▸ **Input records**
START

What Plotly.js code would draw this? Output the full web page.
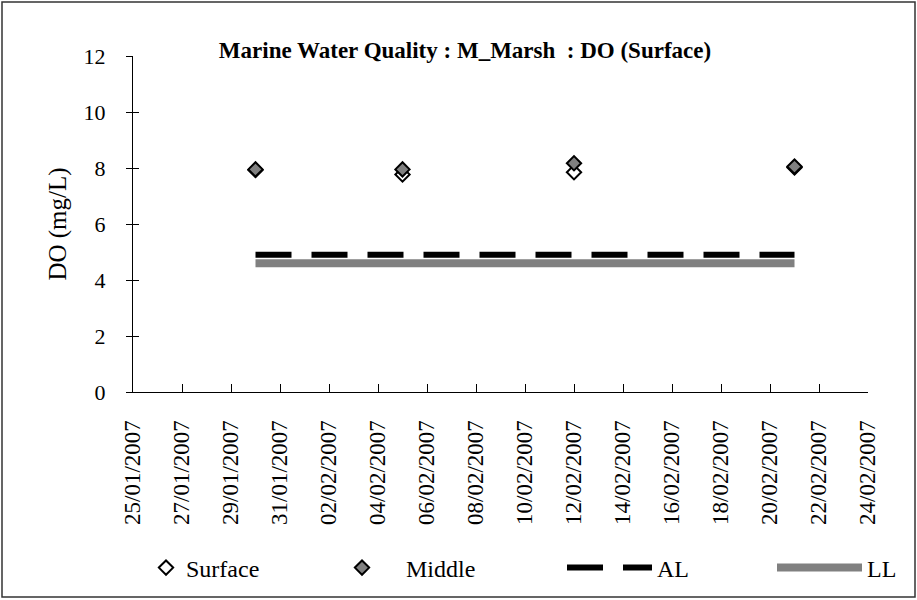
<!DOCTYPE html>
<html>
<head>
<meta charset="utf-8">
<script src="https://cdn.plot.ly/plotly-3.0.1.min.js"></script>
<style>html,body{margin:0;padding:0;background:#fff;}#chart{width:917px;height:600px;}</style>
</head>
<body>
<div id="chart"></div>
<script>
// Data
var sampleDates = ['2007-01-30', '2007-02-05', '2007-02-12', '2007-02-21'];
var surfaceDO = [7.93, 7.77, 7.85, 8.02];
var middleDO = [7.95, 7.95, 8.17, 8.05];
var limitDates = ['2007-01-30', '2007-02-21'];
var alValues = [4.9, 4.9];
var llValues = [4.6, 4.6];
var xRange = ['2007-01-25', '2007-02-24'];
var yRange = [0, 12];
var titleText = 'Marine Water Quality : M_Marsh\u00a0 : DO (Surface)';
var yTitle = 'DO (mg/L)';

var FONT = '"Liberation Serif", "Times New Roman", serif';
var W = 917, H = 600;
var L = 133, R = 49, T = 56, B = 208;
var pw = W - L - R, ph = H - T - B;
function px2x(p) { return (p - L) / pw; }
function py2y(p) { return (H - B - p) / ph; }

var traces = [
  {
    x: limitDates, y: alValues, name: 'AL', type: 'scatter', mode: 'lines',
    line: { color: '#000000', width: 6, dash: '36px,20px' },
    legend: 'legend3', yaxis: 'y2'
  },
  {
    x: limitDates, y: llValues, name: 'LL', type: 'scatter', mode: 'lines',
    line: { color: '#808080', width: 8 },
    legend: 'legend4', yaxis: 'y2'
  },
  {
    x: sampleDates, y: surfaceDO, name: 'Surface', type: 'scatter', mode: 'markers',
    marker: { symbol: 'diamond', size: 11, color: '#ffffff', line: { color: '#000000', width: 2 } },
    legend: 'legend'
  },
  {
    x: sampleDates, y: middleDO, name: '\u00a0\u00a0\u00a0\u00a0Middle', type: 'scatter', mode: 'markers',
    marker: { symbol: 'diamond', size: 11, color: '#808080', line: { color: '#000000', width: 2 } },
    legend: 'legend2'
  }
];

function leg(xp, iw) {
  return {
    xref: 'container', yref: 'container', x: xp / W, y: 1 - 568 / H,
    xanchor: 'left', yanchor: 'middle', bgcolor: 'rgba(0,0,0,0)', borderwidth: 0,
    font: { family: FONT, size: 24, color: '#000' }, itemwidth: iw, orientation: 'h'
  };
}

var layout = {
  width: W, height: H,
  margin: { l: L, r: R, t: T, b: B, pad: 0 },
  paper_bgcolor: '#ffffff', plot_bgcolor: '#ffffff',
  font: { family: FONT, size: 22, color: '#000' },
  showlegend: true,
  title: {
    text: '<b>' + titleText + '</b>', font: { family: FONT, size: 23, color: '#000' },
    xref: 'container', yref: 'container', x: 465 / W, y: 1 - 50 / H, xanchor: 'center', yanchor: 'middle'
  },
  xaxis: {
    type: 'date', range: xRange, tick0: xRange[0], dtick: 172800000, tickformat: '%d/%m/%Y',
    tickangle: -90, ticks: 'inside', ticklen: 8, tickcolor: '#000', tickwidth: 1,
    showline: true, linecolor: '#000', linewidth: 1, showgrid: false, zeroline: false,
    tickfont: { family: FONT, size: 23, color: '#000' }, ticklabelstandoff: 18, fixedrange: true
  },
  yaxis: {
    range: yRange, tick0: 0, dtick: 2, ticks: 'outside', ticklen: 6, tickcolor: '#000', tickwidth: 1,
    showline: true, linecolor: '#000', linewidth: 1, showgrid: false, zeroline: false,
    tickfont: { family: FONT, size: 22, color: '#000' }, ticklabelstandoff: 16,
    title: { text: yTitle, font: { family: FONT, size: 25, color: '#000' }, standoff: 9 }
  },
  yaxis2: {
    range: yRange, tick0: 0, dtick: 2, overlaying: 'y', side: 'left', ticks: 'inside', ticklen: 6,
    tickcolor: '#000', tickwidth: 1, showticklabels: false, showline: false, showgrid: false, zeroline: false
  },
  legend: leg(146, 30),
  legend2: leg(342, 30),
  legend3: leg(562, 85),
  legend4: leg(772, 85),
  shapes: [
    { type: 'rect', xref: 'paper', yref: 'paper', x0: px2x(2), x1: px2x(915), y0: py2y(597), y1: py2y(2),
      line: { color: '#333333', width: 1.5 }, fillcolor: 'rgba(0,0,0,0)', layer: 'below' }
  ]
};

Plotly.newPlot('chart', traces, layout, { displayModeBar: false, staticPlot: true });
</script>
</body>
</html>
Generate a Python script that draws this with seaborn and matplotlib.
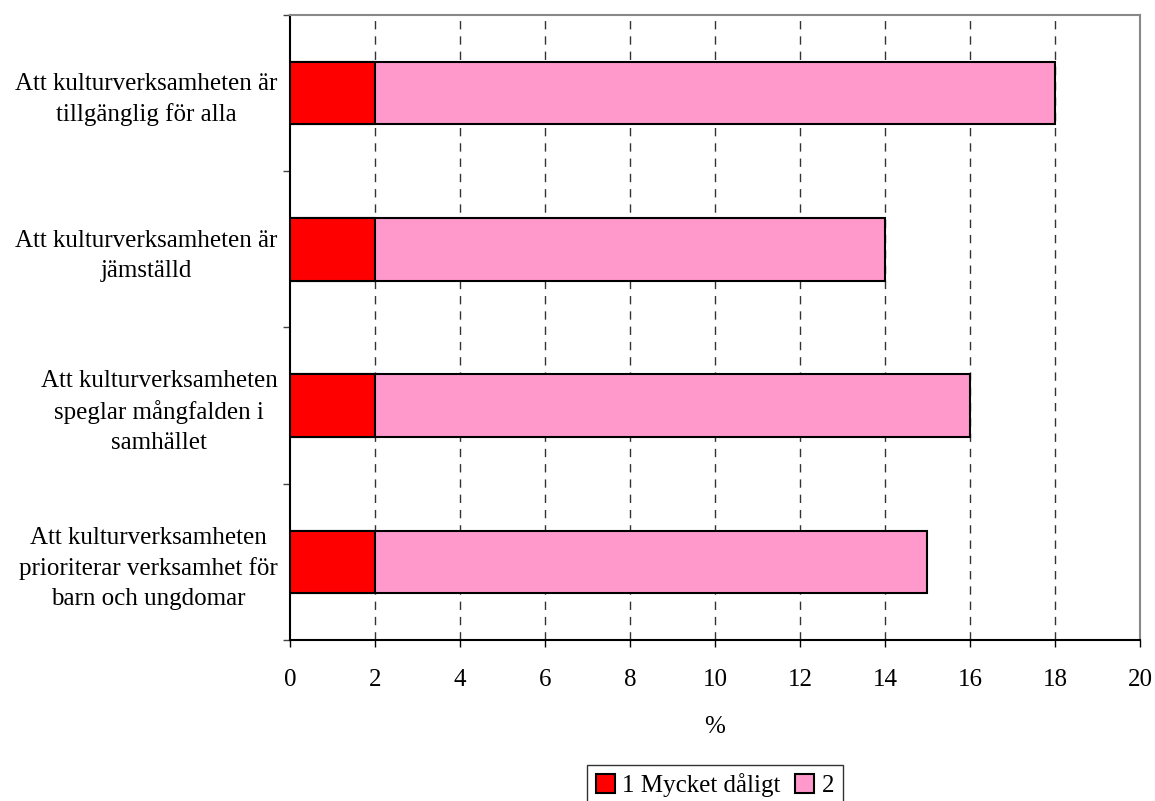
import pandas as pd
import matplotlib.pyplot as plt
import seaborn as sns

# Chart data
categories = [
    "Att kulturverksamheten är\ntillgänglig för alla",
    "Att kulturverksamheten är\njämställd",
    "Att kulturverksamheten\nspeglar mångfalden i\nsamhället",
    "Att kulturverksamheten\nprioriterar verksamhet för\nbarn och ungdomar",
]
mycket_daligt = [2, 2, 2, 2]
betyg_2 = [16, 12, 14, 13]
series_names = ["1 Mycket dåligt", "2"]
colors = ["#FF0000", "#FF99CC"]
x_ticks = list(range(0, 21, 2))

df = pd.DataFrame({"kategori": categories, "s1": mycket_daligt, "s2": betyg_2})
df["total"] = df["s1"] + df["s2"]

sns.set_style("white")
plt.rcParams["font.family"] = ["Liberation Serif", "DejaVu Serif"]
plt.rcParams["text.color"] = "black"
plt.rcParams["axes.labelcolor"] = "black"
plt.rcParams["xtick.labelcolor"] = "black"
plt.rcParams["ytick.labelcolor"] = "black"

fig = plt.figure(figsize=(11.55, 8.01), dpi=100)
ax = fig.add_axes([0.2511, 0.201, 0.7359, 0.7803])

# Stacked bars: full length first, first segment on top
sns.barplot(data=df, y="kategori", x="total", color=colors[1], orient="h",
            width=0.4, edgecolor="black", linewidth=1.5, saturation=1,
            ax=ax, label=series_names[1], zorder=3)
sns.barplot(data=df, y="kategori", x="s1", color=colors[0], orient="h",
            width=0.4, edgecolor="black", linewidth=1.5, saturation=1,
            ax=ax, label=series_names[0], zorder=4)

ax.set_xlim(0, 20)
ax.set_ylim(3.5, -0.5)
ax.set_xticks(x_ticks)
ax.set_xticklabels([str(t) for t in x_ticks], fontsize=18, color="black")
ax.set_yticks(range(len(categories)))
ax.set_yticklabels(categories, fontsize=18, multialignment="center",
                   linespacing=1.45, color="black")
ax.tick_params(axis="y", length=0, pad=9)
ax.set_yticks([-0.5, 0.5, 1.5, 2.5, 3.5], minor=True)
ax.tick_params(axis="y", which="minor", length=5, width=1, color="#444444", direction="out", left=True)
ax.tick_params(axis="x", length=5, width=1, color="black", direction="out", bottom=True, pad=16)

ax.set_xlabel("%", fontsize=18, labelpad=18, color="black")
ax.set_ylabel("")

for t in x_ticks[1:-1]:
    ax.axvline(t, color="#333333", linestyle=(0, (6, 5)), linewidth=1.0, zorder=1)

for side in ["left", "bottom"]:
    ax.spines[side].set_color("black")
    ax.spines[side].set_linewidth(1.5)
for side in ["top", "right"]:
    ax.spines[side].set_color("#888888")
    ax.spines[side].set_linewidth(1.5)
    ax.spines[side].set_visible(True)

handles, labels = ax.get_legend_handles_labels()
order = [labels.index(n) for n in series_names]
leg = fig.legend([handles[i] for i in order], [labels[i] for i in order],
                 loc="lower center", bbox_to_anchor=(0.619, -0.022), ncol=2,
                 fontsize=18, frameon=True, fancybox=False, edgecolor="black",
                 handlelength=0.75, handleheight=0.75, handletextpad=0.3,
                 columnspacing=0.6, borderpad=0.35, labelcolor="black")
leg.get_frame().set_linewidth(1.0)
if ax.get_legend():
    ax.get_legend().remove()

fig.savefig("out.png", dpi=100, facecolor="white")
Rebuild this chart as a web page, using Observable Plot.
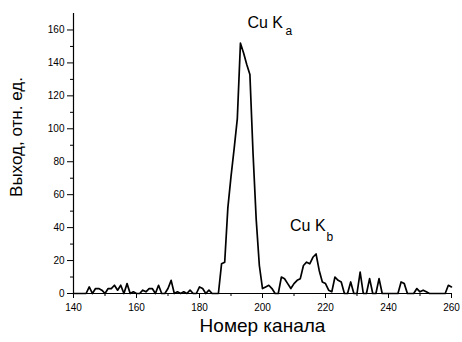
<!DOCTYPE html>
<html>
<head>
<meta charset="utf-8">
<script src="https://cdn.jsdelivr.net/npm/d3@7"></script>
<script src="https://cdn.jsdelivr.net/npm/@observablehq/plot@0.6"></script>
<style>
  html, body { margin: 0; padding: 0; background: #fff; }
</style>
</head>
<body>
<div id="chart"></div>
<script>
// Channel numbers 140..260
const channelStart = 140;
const counts = [
  0,0,0,0,0,4,0,3,3,2,        // 140-149
  0,3,3,5,2,5,0,6,0,1,        // 150-159
  0,0,2,1,3,3,0,5,0,0,        // 160-169
  3,8,0,1,0,1,0,2,0,0,        // 170-179
  4,3,0,2,0,0,0,18,19,52,     // 180-189
  71,88,106,152,146,139,133,85,45,17, // 190-199
  3,4,5,3,0,0,10,9,6,3,       // 200-209
  6,8,9,17,19,18,22,24,14,7,  // 210-219
  6,2,1,10,8,7,0,0,7,0,       // 220-229
  0,13,0,0,9,0,0,9,0,0,       // 230-239
  0,0,0,0,7,6,0,0,0,3,        // 240-249
  1,2,1,0,0,0,0,0,0,5,        // 250-259
  4                           // 260
];
const xTicks = [140, 160, 180, 200, 220, 240, 260];
const xMinor = [150, 170, 190, 210, 230, 250];
const yTicks = [0, 20, 40, 60, 80, 100, 120, 140, 160];
const yMinor = [10, 30, 50, 70, 90, 110, 130, 150];
const peakLabels = [
  {name: "Cu K", sub: "a", from: 185, to: 200},
  {name: "Cu K", sub: "b", from: 205, to: 225}
];
const xLabel = "Номер канала";
const yLabel = "Выход, отн. ед.";

const data = counts.map((v, i) => ({ch: channelStart + i, v}));
const peaks = peakLabels.map(p => {
  const seg = data.filter(d => d.ch >= p.from && d.ch <= p.to);
  const m = seg.reduce((a, b) => (b.v > a.v ? b : a));
  return {...p, ch: m.ch, v: m.v};
});

const font = "'Liberation Sans', Arial, Helvetica, sans-serif";

const chart = Plot.plot({
  width: 462,
  height: 342,
  marginLeft: 73,
  marginRight: 11,
  marginTop: 13,
  marginBottom: 49,
  style: {fontFamily: font, background: "#fff", color: "#000", overflow: "visible"},
  x: {domain: [140, 260]},
  y: {domain: [0, 170]},
  marks: [
    Plot.axisY({ticks: yTicks, tickSize: 6, tickPadding: 3, fontSize: 10, label: null}),
    Plot.axisY({ticks: yMinor, tickSize: 3, tickFormat: () => "", label: null}),
    Plot.axisX({ticks: xTicks, tickSize: 5, tickPadding: 5, fontSize: 10, label: null}),
    Plot.axisX({ticks: xMinor, tickSize: 3, tickFormat: () => "", label: null}),
    Plot.ruleX([140], {strokeWidth: 1.2}),
    Plot.ruleY([0], {strokeWidth: 1.2}),
    Plot.line(data, {x: "ch", y: "v", stroke: "#000", strokeWidth: 1.7, strokeLinejoin: "round"}),
    // Peak labels
    Plot.text([peaks[0]], {x: "ch", y: "v", text: "name", dx: 7, dy: -20, textAnchor: "start", fontSize: 16}),
    Plot.text([peaks[0]], {x: "ch", y: "v", text: "sub", dx: 45, dy: -12, textAnchor: "start", fontSize: 12}),
    Plot.text([peaks[1]], {x: "ch", y: "v", text: "name", dx: -26, dy: -28.5, textAnchor: "start", fontSize: 16}),
    Plot.text([peaks[1]], {x: "ch", y: "v", text: "sub", dx: 10.5, dy: -17, textAnchor: "start", fontSize: 12}),
    // Axis titles
    Plot.text([xLabel], {frameAnchor: "bottom", dy: 38, fontSize: 19}),
    Plot.text([yLabel], {frameAnchor: "left", textAnchor: "middle", dx: -57, dy: -16.5, rotate: -90, fontSize: 17})
  ]
});
document.getElementById("chart").appendChild(chart);
</script>
</body>
</html>
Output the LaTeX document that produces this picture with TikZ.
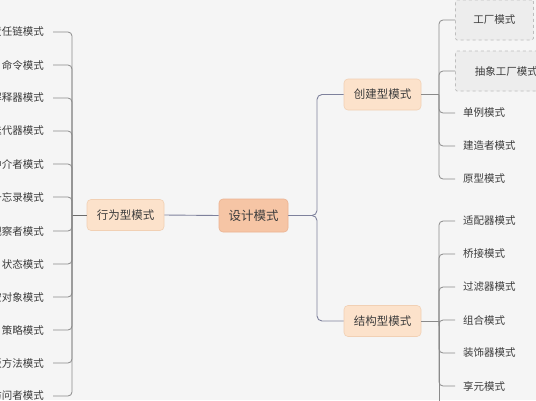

END

▸ **Stated goal**
Give again, please, precisely the lines that begin the records and run through the line with "var yTitle = 'DO (mg/L)';" in it, keeping both end lines and dropping any pictures.

▸ **In response**
What Plotly.js code would draw this? Output the full web page.
<!DOCTYPE html>
<html>
<head>
<meta charset="utf-8">
<script src="https://cdn.plot.ly/plotly-3.0.1.min.js"></script>
<style>html,body{margin:0;padding:0;background:#fff;}#chart{width:917px;height:600px;}</style>
</head>
<body>
<div id="chart"></div>
<script>
// Data
var sampleDates = ['2007-01-30', '2007-02-05', '2007-02-12', '2007-02-21'];
var surfaceDO = [7.93, 7.77, 7.85, 8.02];
var middleDO = [7.95, 7.95, 8.17, 8.05];
var limitDates = ['2007-01-30', '2007-02-21'];
var alValues = [4.9, 4.9];
var llValues = [4.6, 4.6];
var xRange = ['2007-01-25', '2007-02-24'];
var yRange = [0, 12];
var titleText = 'Marine Water Quality : M_Marsh\u00a0 : DO (Surface)';
var yTitle = 'DO (mg/L)';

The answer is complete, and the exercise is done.